━━ Data provided ━━

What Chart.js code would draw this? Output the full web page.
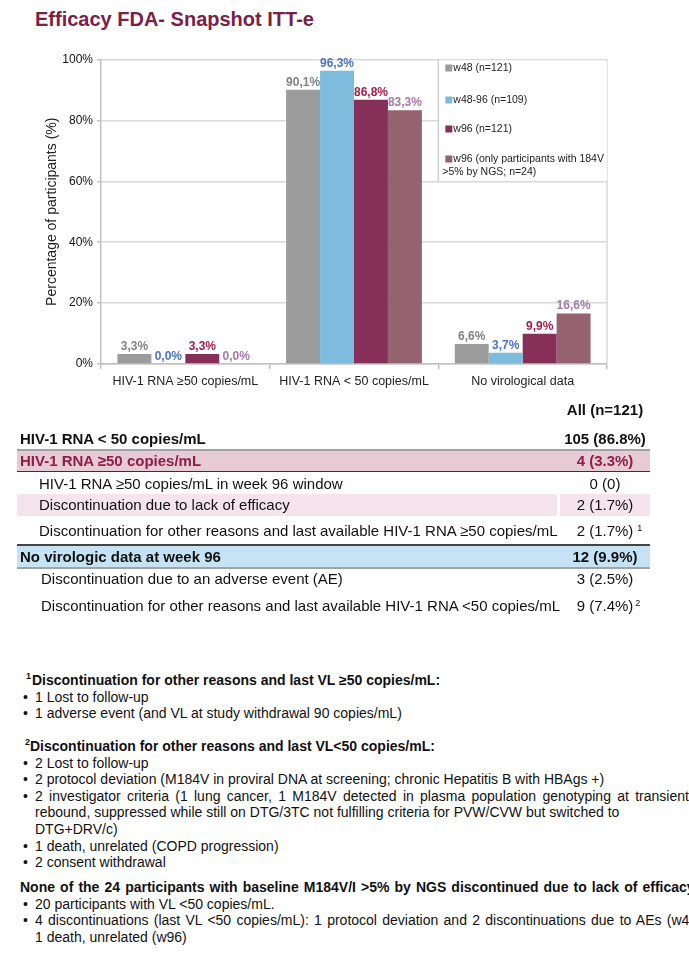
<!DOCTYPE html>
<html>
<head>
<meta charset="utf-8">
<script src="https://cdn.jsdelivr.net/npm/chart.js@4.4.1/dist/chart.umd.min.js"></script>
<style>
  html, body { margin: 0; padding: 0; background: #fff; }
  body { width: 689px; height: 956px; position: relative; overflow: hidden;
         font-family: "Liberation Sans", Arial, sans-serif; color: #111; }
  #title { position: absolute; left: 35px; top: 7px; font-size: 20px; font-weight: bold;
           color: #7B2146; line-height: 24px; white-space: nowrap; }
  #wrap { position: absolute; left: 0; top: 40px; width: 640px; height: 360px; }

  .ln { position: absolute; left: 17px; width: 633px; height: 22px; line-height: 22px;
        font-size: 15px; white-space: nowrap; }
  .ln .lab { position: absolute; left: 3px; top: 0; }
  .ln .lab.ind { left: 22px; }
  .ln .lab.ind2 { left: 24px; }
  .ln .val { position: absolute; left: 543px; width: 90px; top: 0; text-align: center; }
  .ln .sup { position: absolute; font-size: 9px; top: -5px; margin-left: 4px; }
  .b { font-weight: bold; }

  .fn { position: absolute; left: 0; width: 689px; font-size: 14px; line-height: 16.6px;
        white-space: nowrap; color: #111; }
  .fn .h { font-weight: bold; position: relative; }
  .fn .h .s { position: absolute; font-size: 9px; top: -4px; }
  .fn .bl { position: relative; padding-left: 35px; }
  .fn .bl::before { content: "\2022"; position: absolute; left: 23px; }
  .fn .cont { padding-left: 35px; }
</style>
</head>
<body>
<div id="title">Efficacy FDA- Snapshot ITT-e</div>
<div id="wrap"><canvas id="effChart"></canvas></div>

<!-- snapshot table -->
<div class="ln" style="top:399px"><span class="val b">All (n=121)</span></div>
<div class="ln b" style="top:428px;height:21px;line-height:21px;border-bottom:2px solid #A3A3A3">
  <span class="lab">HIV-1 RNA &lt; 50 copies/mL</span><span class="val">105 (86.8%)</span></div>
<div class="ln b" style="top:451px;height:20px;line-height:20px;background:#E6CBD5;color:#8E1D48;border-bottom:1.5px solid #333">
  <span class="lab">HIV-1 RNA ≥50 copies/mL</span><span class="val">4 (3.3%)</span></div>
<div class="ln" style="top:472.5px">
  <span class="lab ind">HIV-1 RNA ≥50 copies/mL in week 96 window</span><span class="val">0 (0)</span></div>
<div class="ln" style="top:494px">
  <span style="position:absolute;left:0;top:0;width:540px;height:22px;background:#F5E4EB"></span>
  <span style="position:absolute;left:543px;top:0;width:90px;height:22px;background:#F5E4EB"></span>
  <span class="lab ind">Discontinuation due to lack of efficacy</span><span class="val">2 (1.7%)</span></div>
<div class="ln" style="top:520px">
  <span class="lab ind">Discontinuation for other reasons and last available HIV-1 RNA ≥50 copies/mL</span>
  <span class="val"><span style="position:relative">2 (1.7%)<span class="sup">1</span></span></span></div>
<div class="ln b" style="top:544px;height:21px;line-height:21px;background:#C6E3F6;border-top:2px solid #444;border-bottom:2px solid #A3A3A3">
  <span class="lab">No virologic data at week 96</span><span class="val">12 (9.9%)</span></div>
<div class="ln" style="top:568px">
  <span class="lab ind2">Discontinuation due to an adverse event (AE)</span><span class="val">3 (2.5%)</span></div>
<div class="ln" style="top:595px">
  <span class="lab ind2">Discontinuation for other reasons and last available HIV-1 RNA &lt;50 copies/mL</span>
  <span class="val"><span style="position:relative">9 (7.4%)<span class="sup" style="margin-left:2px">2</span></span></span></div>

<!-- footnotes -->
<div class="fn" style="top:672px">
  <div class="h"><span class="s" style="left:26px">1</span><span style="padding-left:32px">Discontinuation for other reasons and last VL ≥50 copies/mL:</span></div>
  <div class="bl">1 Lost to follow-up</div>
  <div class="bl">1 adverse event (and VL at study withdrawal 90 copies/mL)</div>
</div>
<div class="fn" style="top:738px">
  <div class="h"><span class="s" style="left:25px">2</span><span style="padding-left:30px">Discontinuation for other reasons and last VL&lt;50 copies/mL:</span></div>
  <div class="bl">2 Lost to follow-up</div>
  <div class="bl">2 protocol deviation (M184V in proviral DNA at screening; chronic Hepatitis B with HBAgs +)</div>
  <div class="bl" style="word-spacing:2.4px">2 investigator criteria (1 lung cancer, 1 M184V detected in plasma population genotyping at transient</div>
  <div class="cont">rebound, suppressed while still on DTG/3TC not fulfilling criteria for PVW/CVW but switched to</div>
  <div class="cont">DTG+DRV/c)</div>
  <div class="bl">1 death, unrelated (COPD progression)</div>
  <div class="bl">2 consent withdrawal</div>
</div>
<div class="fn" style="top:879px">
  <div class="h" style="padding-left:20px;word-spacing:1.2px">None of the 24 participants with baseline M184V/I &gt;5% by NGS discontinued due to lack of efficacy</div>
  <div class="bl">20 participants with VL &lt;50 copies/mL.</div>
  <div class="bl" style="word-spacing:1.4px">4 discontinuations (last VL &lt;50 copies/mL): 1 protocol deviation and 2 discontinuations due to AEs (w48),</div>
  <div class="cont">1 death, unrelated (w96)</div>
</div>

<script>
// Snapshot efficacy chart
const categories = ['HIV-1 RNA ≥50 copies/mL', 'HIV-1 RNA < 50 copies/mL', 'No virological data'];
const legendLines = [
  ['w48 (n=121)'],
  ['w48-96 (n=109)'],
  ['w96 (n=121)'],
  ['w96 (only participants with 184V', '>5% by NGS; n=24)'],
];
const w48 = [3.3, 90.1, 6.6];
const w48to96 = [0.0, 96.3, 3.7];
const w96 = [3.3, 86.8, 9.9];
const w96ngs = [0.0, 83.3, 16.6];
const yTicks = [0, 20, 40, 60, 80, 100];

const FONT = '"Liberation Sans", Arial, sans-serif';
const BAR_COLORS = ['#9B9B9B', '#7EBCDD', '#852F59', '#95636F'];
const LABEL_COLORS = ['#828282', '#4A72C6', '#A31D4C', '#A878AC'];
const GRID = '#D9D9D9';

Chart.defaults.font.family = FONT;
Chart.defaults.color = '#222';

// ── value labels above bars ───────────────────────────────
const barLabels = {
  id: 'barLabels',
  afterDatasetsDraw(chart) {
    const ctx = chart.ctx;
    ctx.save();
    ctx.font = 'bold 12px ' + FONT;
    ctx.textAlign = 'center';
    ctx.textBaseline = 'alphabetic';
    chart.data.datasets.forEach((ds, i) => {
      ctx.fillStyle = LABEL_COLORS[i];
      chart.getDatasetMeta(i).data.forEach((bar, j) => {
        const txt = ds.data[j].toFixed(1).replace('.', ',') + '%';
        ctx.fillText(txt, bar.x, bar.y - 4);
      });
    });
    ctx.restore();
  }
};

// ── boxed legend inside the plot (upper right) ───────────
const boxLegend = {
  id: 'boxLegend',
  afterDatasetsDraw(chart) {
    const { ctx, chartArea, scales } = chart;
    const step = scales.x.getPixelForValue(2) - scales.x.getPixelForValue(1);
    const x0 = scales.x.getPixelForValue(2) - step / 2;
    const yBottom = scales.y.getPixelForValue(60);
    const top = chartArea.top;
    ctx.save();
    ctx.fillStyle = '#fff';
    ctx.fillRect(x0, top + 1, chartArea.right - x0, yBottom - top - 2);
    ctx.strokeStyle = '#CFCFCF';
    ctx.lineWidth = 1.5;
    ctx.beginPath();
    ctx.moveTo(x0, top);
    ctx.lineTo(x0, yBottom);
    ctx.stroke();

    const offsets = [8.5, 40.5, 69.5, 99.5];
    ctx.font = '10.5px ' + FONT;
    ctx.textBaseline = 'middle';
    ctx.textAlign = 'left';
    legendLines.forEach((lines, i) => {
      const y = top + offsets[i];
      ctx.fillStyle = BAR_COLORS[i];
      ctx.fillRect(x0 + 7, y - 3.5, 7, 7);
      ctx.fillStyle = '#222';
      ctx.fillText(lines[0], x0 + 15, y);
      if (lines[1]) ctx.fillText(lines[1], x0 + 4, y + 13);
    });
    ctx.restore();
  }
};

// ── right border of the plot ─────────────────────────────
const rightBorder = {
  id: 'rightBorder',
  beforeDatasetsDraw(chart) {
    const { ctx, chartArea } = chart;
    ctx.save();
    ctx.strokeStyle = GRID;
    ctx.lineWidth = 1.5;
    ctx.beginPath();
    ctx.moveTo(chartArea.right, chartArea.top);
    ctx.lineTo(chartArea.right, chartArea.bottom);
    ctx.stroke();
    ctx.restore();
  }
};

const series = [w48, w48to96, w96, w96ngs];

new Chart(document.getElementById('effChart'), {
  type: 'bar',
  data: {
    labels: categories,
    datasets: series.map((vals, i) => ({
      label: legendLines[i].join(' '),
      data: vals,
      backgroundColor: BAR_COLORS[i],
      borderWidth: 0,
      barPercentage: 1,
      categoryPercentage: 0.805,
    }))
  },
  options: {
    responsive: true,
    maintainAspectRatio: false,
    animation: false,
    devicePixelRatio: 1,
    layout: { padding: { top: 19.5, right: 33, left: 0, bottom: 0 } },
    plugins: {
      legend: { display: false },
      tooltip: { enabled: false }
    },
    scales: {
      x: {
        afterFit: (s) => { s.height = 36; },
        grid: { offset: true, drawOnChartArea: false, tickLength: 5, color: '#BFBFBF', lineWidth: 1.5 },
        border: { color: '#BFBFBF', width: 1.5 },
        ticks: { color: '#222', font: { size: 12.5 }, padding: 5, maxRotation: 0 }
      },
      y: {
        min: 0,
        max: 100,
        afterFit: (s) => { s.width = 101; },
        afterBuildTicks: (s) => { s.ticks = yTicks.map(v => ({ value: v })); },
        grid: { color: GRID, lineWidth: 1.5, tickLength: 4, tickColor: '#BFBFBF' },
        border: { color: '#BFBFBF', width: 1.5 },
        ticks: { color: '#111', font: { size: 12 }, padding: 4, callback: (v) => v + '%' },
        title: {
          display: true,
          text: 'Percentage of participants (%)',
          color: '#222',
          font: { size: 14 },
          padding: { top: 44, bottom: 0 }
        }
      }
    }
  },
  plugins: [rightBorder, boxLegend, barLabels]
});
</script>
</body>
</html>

━━━

Return the material line for line, from its beginning to the line that contains "0; top: 40px;", with the pictures left out.

What Chart.js code would draw this? Output the full web page.
<!DOCTYPE html>
<html>
<head>
<meta charset="utf-8">
<script src="https://cdn.jsdelivr.net/npm/chart.js@4.4.1/dist/chart.umd.min.js"></script>
<style>
  html, body { margin: 0; padding: 0; background: #fff; }
  body { width: 689px; height: 956px; position: relative; overflow: hidden;
         font-family: "Liberation Sans", Arial, sans-serif; color: #111; }
  #title { position: absolute; left: 35px; top: 7px; font-size: 20px; font-weight: bold;
           color: #7B2146; line-height: 24px; white-space: nowrap; }
  #wrap { position: absolute; left: 0; top: 40px; width: 640px; height: 360px; }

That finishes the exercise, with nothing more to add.